La première date clé est 1978, on a donc fait une première période 1962 / 1978 : » les jeunes années « .
En effet en 1978, les élèves ont fait une grève largement soutenue par les profs syndiqués. Leur revendication, c’était les sorties libres lorsqu’il n’y avait pas cours. Nous avons considéré que cela introduisait un changement profond dans le fonctionnement du lycée. La sociabilité lycéenne a commencé à déborder dans le quartier. C’est l’époque où les lycéens de Renoir ont commencé à marcher en direction de la Place de la République, ou pour voir les élèves de Turgot, de Valadon.
Nous avons interrogé les élèves sur ces circulations. Ils répondent que » les garçons de Turgot avec les filles de Renoir, ça fonctionnait bien « . Ils se sentaient également proches de Valadon. Par contre avec Gay-Lu et Limosin, c’était plus difficile.
On retrouve là une constante. Les acteurs de Renoir se définissent souvent par leur opposition ou leur différence avec les autres ( » moins bourge que Gay-Lu » par exemple), ce qui repose en partie sur des représentations, en effet, la composition sociale de Gay-Lu et de Renoir n’était pas aussi tranchée.
1978 a eu aussi un retentissement négatif sur la vie des clubs. A partir du moment où les élèves ont eu le choix entre participer à une activité impliquant de rester dans les murs du lycée, ou bien sortir, ils ont fait le second choix. Les débats au CA s’en sont fait l’écho.
Une hégémonie syndicale forte
Ce sont des années où les jeunes collègues (ils sont aujourd’hui à la retraite) ont construit une hégémonie syndicale très forte, en grande partie parce que les premières directions du lycée se sont succédées très rapidement ; elles ont donc peu marqué l’établissement. Ensuite, ces directions n’avaient pas vraiment de projet, et leur façon de considérer les élèves était une sorte de désaveu de la démocratisation.
L’arrivée des garçons a été un facteur d’inquiétude. Au CA un vœu a été adopté pour le recrutement de surveillants hommes en nombre supérieur à la proportion d’élèves masculins, les garçons étant jugés plus difficiles que les filles.
D’un autre côté, les jeunes profs sont favorables à la démocratisation, en phase avec les politiques scolaires de l’époque. Vers 1965, 50 % des cadres n’ont pas le bac : cela ouvre des débouchés potentiels importants pour les nouveaux bacheliers.
En 1968, la direction de l’établissement a eu très peur, elle a été très absente.
En résumé, les élèves organisés et les profs organisés ont mis à bas l’institution totale qu’était le lycée, close sur elle-même.
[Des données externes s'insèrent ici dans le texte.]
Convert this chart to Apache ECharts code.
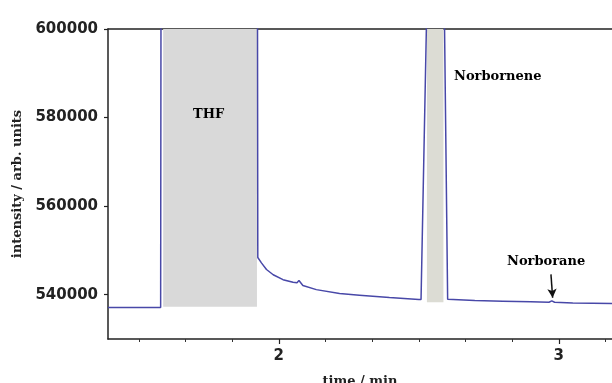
<!DOCTYPE html>
<html>
<head>
<meta charset="utf-8">
<script src="https://cdn.jsdelivr.net/npm/echarts@6/dist/echarts.min.js"></script>
<style>
html,body{margin:0;padding:0;background:#fff;}
#chart{width:612px;height:383px;}
</style>
</head>
<body>
<div id="chart"></div>
<script>
// ---- data ----
const timeMin = [1.39, 1.578, 1.581, 1.922, 1.925, 1.938, 1.956, 1.980, 2.015, 2.051, 2.065, 2.072, 2.086, 2.134, 2.217, 2.288, 2.395, 2.500, 2.508, 2.527, 2.530, 2.588, 2.592, 2.603, 2.610, 2.700, 2.800, 2.900, 2.965, 2.975, 2.985, 3.050, 3.190];
const intensity = [537100, 537100, 700000, 700000, 548400, 547200, 545700, 544500, 543400, 542800, 542700, 543200, 542100, 541150, 540250, 539900, 539350, 538900, 538900, 600000, 620000, 620000, 600000, 539000, 538850, 538700, 538550, 538400, 538300, 538600, 538300, 538150, 538000];
const yTickValues = [540000, 560000, 580000, 600000];
const xTickValues = [2, 3];
const xMinorTicks = [1.5, 1.6667, 1.8333, 2.1667, 2.3333, 2.5, 2.6667, 2.8333, 3.1667];
const thfRegion = {x: [1.587, 1.922], y: [537300, 600000]};
const norborneneRegion = {x: [2.529, 2.588], y: [538300, 600000]};
const norboraneArrow = {from: [2.972, 544600], to: [2.978, 539300]};

const lineColor = '#4848a8';
const sansBold = {fontFamily: 'DejaVu Sans', fontWeight: 'bold', fontSize: 15, color: '#222'};
const serifBold = {fontFamily: 'DejaVu Serif', fontWeight: 'bold', color: '#222'};

const chart = echarts.init(document.getElementById('chart'), null, {renderer: 'canvas'});
const seriesData = timeMin.map((t, i) => [t, intensity[i]]);
const plain = v => String(Math.round(v));

chart.setOption({
  animation: false,
  backgroundColor: '#ffffff',
  grid: {left: 108, right: 0, top: 29, bottom: 44, containLabel: false, outerBoundsMode: 'none'},
  xAxis: [
    {
      type: 'value', min: 1.39, max: 3.19, position: 'bottom',
      axisLine: {show: true, onZero: false, lineStyle: {color: '#222', width: 1.5}},
      axisTick: {show: true, length: 5, customValues: xTickValues, lineStyle: {color: '#222', width: 1.2}},
      axisLabel: Object.assign({customValues: xTickValues, margin: 10, formatter: plain}, sansBold),
      splitLine: {show: false},
      name: 'time / min', nameLocation: 'middle', nameGap: 36,
      nameTextStyle: Object.assign({fontSize: 13}, serifBold)
    },
    {
      type: 'value', min: 1.39, max: 3.19, position: 'bottom',
      axisLine: {show: false, onZero: false},
      axisTick: {show: true, length: 3, customValues: xMinorTicks, lineStyle: {color: '#333', width: 1}},
      axisLabel: {show: false},
      splitLine: {show: false}
    },
    {
      type: 'value', min: 1.39, max: 3.19, position: 'top',
      axisLine: {show: true, onZero: false, lineStyle: {color: '#222', width: 1.5}},
      axisTick: {show: false}, axisLabel: {show: false}, splitLine: {show: false}
    }
  ],
  yAxis: {
    type: 'value', min: 530000, max: 600000,
    axisLine: {show: true, onZero: false, lineStyle: {color: '#222', width: 1.5}},
    axisTick: {show: true, length: 4, customValues: yTickValues, lineStyle: {color: '#222', width: 1.2}},
    axisLabel: Object.assign({customValues: yTickValues, margin: 10, formatter: plain}, sansBold),
    splitLine: {show: false},
    name: 'intensity / arb. units', nameLocation: 'middle', nameGap: 82, nameRotate: 90,
    nameTextStyle: Object.assign({fontSize: 13}, serifBold)
  },
  series: [{
    type: 'line',
    xAxisIndex: 0,
    data: seriesData,
    showSymbol: false,
    symbol: 'none',
    clip: true,
    z: 3,
    lineStyle: {color: lineColor, width: 1.5},
    markArea: {
      silent: true,
      z: 1,
      data: [
        [{xAxis: thfRegion.x[0], yAxis: thfRegion.y[0], itemStyle: {color: '#d9d9d9'}}, {xAxis: thfRegion.x[1], yAxis: thfRegion.y[1]}],
        [{xAxis: norborneneRegion.x[0], yAxis: norborneneRegion.y[0], itemStyle: {color: '#dcdcd4'}}, {xAxis: norborneneRegion.x[1], yAxis: norborneneRegion.y[1]}]
      ]
    },
    markLine: {
      silent: true,
      symbol: ['none', 'arrow'],
      symbolSize: [7, 9],
      label: {show: false},
      lineStyle: {color: '#111', width: 1.5, type: 'solid'},
      data: [[{coord: norboraneArrow.from}, {coord: norboraneArrow.to}]]
    }
  }],
  graphic: [
    {type: 'text', z: 100, left: 193, top: 108, style: Object.assign({text: 'THF', fontSize: 13}, serifBold)},
    {type: 'text', z: 100, left: 454, top: 70, style: Object.assign({text: 'Norbornene', fontSize: 13}, serifBold)},
    {type: 'text', z: 100, left: 507, top: 255, style: Object.assign({text: 'Norborane', fontSize: 13}, serifBold)}
  ]
});
</script>
</body>
</html>
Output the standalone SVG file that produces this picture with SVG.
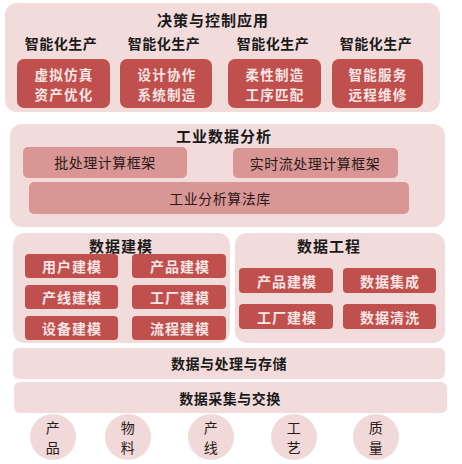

Mais les acteurs ont eu des difficultés à mettre en place un projet alternatif.
Malgré des relations souvent conflictuelles, il y a eu conjonction entre les syndiqués et la nouvelle proviseure (on disait encore directrice) arrivée dans le courant des années 1970. Elle a voulu mettre en place un projet participatif basé sur l’autodiscipline, le travail autonome, la relance des clubs… cela ressemblait aux travaux personnels encadrés (TPE) ultérieurs, avec un travail par petits groupes, par projets, cassant le groupe classe. Mais la plupart de ces projets n’ont pas connu le succès escompté.
La deuxième période
1979 / 1994
1994 ne correspond à aucun événement particulier dans la vie du lycée. Par contre, c’est le moment où la période de l’invention de nouvelles structures est à peu prés terminée. Entre 1979 et 1994, la section technique a été créée ainsi que le BTS commerce international, et le lycée s’est orienté vers les Langues vivantes (Gay-Lu c’étaient les Sciences, et Valadon les Lettres !).
La démocratisation scolaire à Renoir s’est traduite par quelque chose d’assez original et pionnier.
A la fin des années 1980, Renoir était l’un des lycées de l’Académie qui avait le taux de réussite au bac (à la première tentative) le plus faible, et également le taux de redoublement le plus faible, ceci explique cela ….
» A Renoir, disait-on, on vous assure le bac en trois ans « , sans préciser si on parlait de la 2nde, la 1ère et la Terminale, ou de trois Terminales redoublées ! Mais le lycée avait aussi un excellent » taux de cohorte » : il s’agit du nombre de bacheliers rapporté au nombre d’élèves entrés en classe de Seconde.
Cela est assez typique de la démocratisation, mais cela a aussi été perçu comme du laxisme ( » tout le monde passe en classe supérieure « ). Cette politique a été soutenue par une partie du personnel enseignant, en particulier les syndiqués du Snes et du Sgen, mais une grande partie des collègues (même syndiqués) a vécu cette évolution comme » le début de la fin « .
La dernière période :
1994 / 2012
la fin de la connivence
profs/élèves
Autant la politique de démocratisation a été voulue et soutenue par une grande majorité du personnel, autant la massification scolaire a été subie, et même pas imaginée.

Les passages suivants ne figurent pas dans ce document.